- DESCRIPTION OF THE TASK -
Write out each line of the listing as it stands, without the images.

- RAW DATA -

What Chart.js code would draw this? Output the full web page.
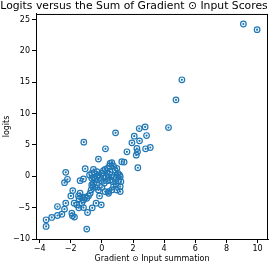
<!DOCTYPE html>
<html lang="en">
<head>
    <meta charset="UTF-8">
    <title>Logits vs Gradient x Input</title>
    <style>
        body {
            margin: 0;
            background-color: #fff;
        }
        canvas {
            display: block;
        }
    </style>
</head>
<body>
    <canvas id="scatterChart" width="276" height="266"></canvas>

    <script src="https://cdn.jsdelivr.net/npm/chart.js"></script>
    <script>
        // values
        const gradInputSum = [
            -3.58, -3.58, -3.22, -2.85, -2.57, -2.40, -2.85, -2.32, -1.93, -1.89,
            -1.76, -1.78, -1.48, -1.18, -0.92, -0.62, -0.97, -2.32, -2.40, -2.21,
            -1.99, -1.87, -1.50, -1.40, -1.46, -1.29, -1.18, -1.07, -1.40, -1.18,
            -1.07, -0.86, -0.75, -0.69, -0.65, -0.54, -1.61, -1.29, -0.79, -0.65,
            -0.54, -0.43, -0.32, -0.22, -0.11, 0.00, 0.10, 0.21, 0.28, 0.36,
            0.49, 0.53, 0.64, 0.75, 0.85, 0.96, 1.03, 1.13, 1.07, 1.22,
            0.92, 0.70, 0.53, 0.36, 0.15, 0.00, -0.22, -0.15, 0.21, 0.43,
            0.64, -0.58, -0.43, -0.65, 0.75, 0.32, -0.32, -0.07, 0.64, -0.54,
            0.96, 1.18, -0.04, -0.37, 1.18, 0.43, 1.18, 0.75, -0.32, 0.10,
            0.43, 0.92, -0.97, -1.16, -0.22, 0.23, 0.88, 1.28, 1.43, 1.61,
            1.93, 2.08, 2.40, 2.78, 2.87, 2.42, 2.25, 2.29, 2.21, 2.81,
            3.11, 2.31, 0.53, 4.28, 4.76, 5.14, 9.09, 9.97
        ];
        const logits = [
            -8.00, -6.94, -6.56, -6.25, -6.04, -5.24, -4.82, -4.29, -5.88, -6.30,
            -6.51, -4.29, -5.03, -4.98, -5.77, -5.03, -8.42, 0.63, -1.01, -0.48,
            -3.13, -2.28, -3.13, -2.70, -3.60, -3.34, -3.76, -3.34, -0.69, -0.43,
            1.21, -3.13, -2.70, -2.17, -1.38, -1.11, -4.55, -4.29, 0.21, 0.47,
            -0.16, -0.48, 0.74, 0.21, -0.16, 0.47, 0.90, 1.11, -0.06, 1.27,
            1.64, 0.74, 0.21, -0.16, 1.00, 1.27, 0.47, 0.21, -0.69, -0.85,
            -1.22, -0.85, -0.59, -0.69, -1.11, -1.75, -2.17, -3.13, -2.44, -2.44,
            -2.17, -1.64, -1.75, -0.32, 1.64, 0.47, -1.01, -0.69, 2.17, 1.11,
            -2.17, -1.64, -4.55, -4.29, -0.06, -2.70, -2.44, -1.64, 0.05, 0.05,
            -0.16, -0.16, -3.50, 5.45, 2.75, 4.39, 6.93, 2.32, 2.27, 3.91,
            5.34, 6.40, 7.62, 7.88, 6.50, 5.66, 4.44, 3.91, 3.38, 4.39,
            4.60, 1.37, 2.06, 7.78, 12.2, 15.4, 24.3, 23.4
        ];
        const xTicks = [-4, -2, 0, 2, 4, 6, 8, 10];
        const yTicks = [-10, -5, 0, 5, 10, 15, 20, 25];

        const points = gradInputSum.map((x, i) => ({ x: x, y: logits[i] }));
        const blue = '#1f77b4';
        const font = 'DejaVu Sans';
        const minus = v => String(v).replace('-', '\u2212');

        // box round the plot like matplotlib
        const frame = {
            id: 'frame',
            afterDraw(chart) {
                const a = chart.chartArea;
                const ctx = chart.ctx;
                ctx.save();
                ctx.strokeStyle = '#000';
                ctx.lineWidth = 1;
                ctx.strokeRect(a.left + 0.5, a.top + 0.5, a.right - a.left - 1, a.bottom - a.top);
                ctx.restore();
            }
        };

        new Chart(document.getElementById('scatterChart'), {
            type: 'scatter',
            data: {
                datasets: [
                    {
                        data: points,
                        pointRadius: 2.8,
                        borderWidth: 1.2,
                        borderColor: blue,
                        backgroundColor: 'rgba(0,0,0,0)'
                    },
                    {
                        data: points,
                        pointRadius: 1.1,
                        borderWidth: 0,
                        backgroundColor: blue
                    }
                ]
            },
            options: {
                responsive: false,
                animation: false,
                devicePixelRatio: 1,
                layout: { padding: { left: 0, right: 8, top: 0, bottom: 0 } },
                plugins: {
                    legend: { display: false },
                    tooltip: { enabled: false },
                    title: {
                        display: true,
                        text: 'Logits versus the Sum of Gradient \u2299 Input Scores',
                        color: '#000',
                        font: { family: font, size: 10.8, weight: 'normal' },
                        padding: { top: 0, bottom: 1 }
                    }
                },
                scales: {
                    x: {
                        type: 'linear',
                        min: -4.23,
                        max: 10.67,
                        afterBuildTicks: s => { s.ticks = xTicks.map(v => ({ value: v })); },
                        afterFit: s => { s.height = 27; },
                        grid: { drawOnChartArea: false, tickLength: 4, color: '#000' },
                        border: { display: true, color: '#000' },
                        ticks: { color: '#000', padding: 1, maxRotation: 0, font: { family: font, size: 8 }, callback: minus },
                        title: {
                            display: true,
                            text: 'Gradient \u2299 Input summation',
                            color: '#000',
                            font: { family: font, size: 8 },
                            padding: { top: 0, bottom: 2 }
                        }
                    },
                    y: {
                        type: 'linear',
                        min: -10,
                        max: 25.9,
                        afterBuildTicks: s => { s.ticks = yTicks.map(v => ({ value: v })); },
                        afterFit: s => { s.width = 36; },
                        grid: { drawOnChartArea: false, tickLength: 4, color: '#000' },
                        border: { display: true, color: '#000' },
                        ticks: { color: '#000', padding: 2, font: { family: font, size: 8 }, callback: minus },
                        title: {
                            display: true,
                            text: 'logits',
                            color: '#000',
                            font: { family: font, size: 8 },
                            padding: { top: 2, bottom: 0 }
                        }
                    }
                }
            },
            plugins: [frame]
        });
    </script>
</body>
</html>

- THE ANSWER -
What Chart.js code would draw this? Output the full web page.
<!DOCTYPE html>
<html lang="en">
<head>
    <meta charset="UTF-8">
    <title>Logits vs Gradient x Input</title>
    <style>
        body {
            margin: 0;
            background-color: #fff;
        }
        canvas {
            display: block;
        }
    </style>
</head>
<body>
    <canvas id="scatterChart" width="276" height="266"></canvas>

    <script src="https://cdn.jsdelivr.net/npm/chart.js"></script>
    <script>
        // values
        const gradInputSum = [
            -3.58, -3.58, -3.22, -2.85, -2.57, -2.40, -2.85, -2.32, -1.93, -1.89,
            -1.76, -1.78, -1.48, -1.18, -0.92, -0.62, -0.97, -2.32, -2.40, -2.21,
            -1.99, -1.87, -1.50, -1.40, -1.46, -1.29, -1.18, -1.07, -1.40, -1.18,
            -1.07, -0.86, -0.75, -0.69, -0.65, -0.54, -1.61, -1.29, -0.79, -0.65,
            -0.54, -0.43, -0.32, -0.22, -0.11, 0.00, 0.10, 0.21, 0.28, 0.36,
            0.49, 0.53, 0.64, 0.75, 0.85, 0.96, 1.03, 1.13, 1.07, 1.22,
            0.92, 0.70, 0.53, 0.36, 0.15, 0.00, -0.22, -0.15, 0.21, 0.43,
            0.64, -0.58, -0.43, -0.65, 0.75, 0.32, -0.32, -0.07, 0.64, -0.54,
            0.96, 1.18, -0.04, -0.37, 1.18, 0.43, 1.18, 0.75, -0.32, 0.10,
            0.43, 0.92, -0.97, -1.16, -0.22, 0.23, 0.88, 1.28, 1.43, 1.61,
            1.93, 2.08, 2.40, 2.78, 2.87, 2.42, 2.25, 2.29, 2.21, 2.81,
            3.11, 2.31, 0.53, 4.28, 4.76, 5.14, 9.09, 9.97
        ];
        const logits = [
            -8.00, -6.94, -6.56, -6.25, -6.04, -5.24, -4.82, -4.29, -5.88, -6.30,
            -6.51, -4.29, -5.03, -4.98, -5.77, -5.03, -8.42, 0.63, -1.01, -0.48,
            -3.13, -2.28, -3.13, -2.70, -3.60, -3.34, -3.76, -3.34, -0.69, -0.43,
            1.21, -3.13, -2.70, -2.17, -1.38, -1.11, -4.55, -4.29, 0.21, 0.47,
            -0.16, -0.48, 0.74, 0.21, -0.16, 0.47, 0.90, 1.11, -0.06, 1.27,
            1.64, 0.74, 0.21, -0.16, 1.00, 1.27, 0.47, 0.21, -0.69, -0.85,
            -1.22, -0.85, -0.59, -0.69, -1.11, -1.75, -2.17, -3.13, -2.44, -2.44,
            -2.17, -1.64, -1.75, -0.32, 1.64, 0.47, -1.01, -0.69, 2.17, 1.11,
            -2.17, -1.64, -4.55, -4.29, -0.06, -2.70, -2.44, -1.64, 0.05, 0.05,
            -0.16, -0.16, -3.50, 5.45, 2.75, 4.39, 6.93, 2.32, 2.27, 3.91,
            5.34, 6.40, 7.62, 7.88, 6.50, 5.66, 4.44, 3.91, 3.38, 4.39,
            4.60, 1.37, 2.06, 7.78, 12.2, 15.4, 24.3, 23.4
        ];
        const xTicks = [-4, -2, 0, 2, 4, 6, 8, 10];
        const yTicks = [-10, -5, 0, 5, 10, 15, 20, 25];

        const points = gradInputSum.map((x, i) => ({ x: x, y: logits[i] }));
        const blue = '#1f77b4';
        const font = 'DejaVu Sans';
        const minus = v => String(v).replace('-', '\u2212');

        // box round the plot like matplotlib
        const frame = {
            id: 'frame',
            afterDraw(chart) {
                const a = chart.chartArea;
                const ctx = chart.ctx;
                ctx.save();
                ctx.strokeStyle = '#000';
                ctx.lineWidth = 1;
                ctx.strokeRect(a.left + 0.5, a.top + 0.5, a.right - a.left - 1, a.bottom - a.top);
                ctx.restore();
            }
        };

        new Chart(document.getElementById('scatterChart'), {
            type: 'scatter',
            data: {
                datasets: [
                    {
                        data: points,
                        pointRadius: 2.8,
                        borderWidth: 1.2,
                        borderColor: blue,
                        backgroundColor: 'rgba(0,0,0,0)'
                    },
                    {
                        data: points,
                        pointRadius: 1.1,
                        borderWidth: 0,
                        backgroundColor: blue
                    }
                ]
            },
            options: {
                responsive: false,
                animation: false,
                devicePixelRatio: 1,
                layout: { padding: { left: 0, right: 8, top: 0, bottom: 0 } },
                plugins: {
                    legend: { display: false },
                    tooltip: { enabled: false },
                    title: {
                        display: true,
                        text: 'Logits versus the Sum of Gradient \u2299 Input Scores',
                        color: '#000',
                        font: { family: font, size: 10.8, weight: 'normal' },
                        padding: { top: 0, bottom: 1 }
                    }
                },
                scales: {
                    x: {
                        type: 'linear',
                        min: -4.23,
                        max: 10.67,
                        afterBuildTicks: s => { s.ticks = xTicks.map(v => ({ value: v })); },
                        afterFit: s => { s.height = 27; },
                        grid: { drawOnChartArea: false, tickLength: 4, color: '#000' },
                        border: { display: true, color: '#000' },
                        ticks: { color: '#000', padding: 1, maxRotation: 0, font: { family: font, size: 8 }, callback: minus },
                        title: {
                            display: true,
                            text: 'Gradient \u2299 Input summation',
                            color: '#000',
                            font: { family: font, size: 8 },
                            padding: { top: 0, bottom: 2 }
                        }
                    },
                    y: {
                        type: 'linear',
                        min: -10,
                        max: 25.9,
                        afterBuildTicks: s => { s.ticks = yTicks.map(v => ({ value: v })); },
                        afterFit: s => { s.width = 36; },
                        grid: { drawOnChartArea: false, tickLength: 4, color: '#000' },
                        border: { display: true, color: '#000' },
                        ticks: { color: '#000', padding: 2, font: { family: font, size: 8 }, callback: minus },
                        title: {
                            display: true,
                            text: 'logits',
                            color: '#000',
                            font: { family: font, size: 8 },
                            padding: { top: 2, bottom: 0 }
                        }
                    }
                }
            },
            plugins: [frame]
        });
    </script>
</body>
</html>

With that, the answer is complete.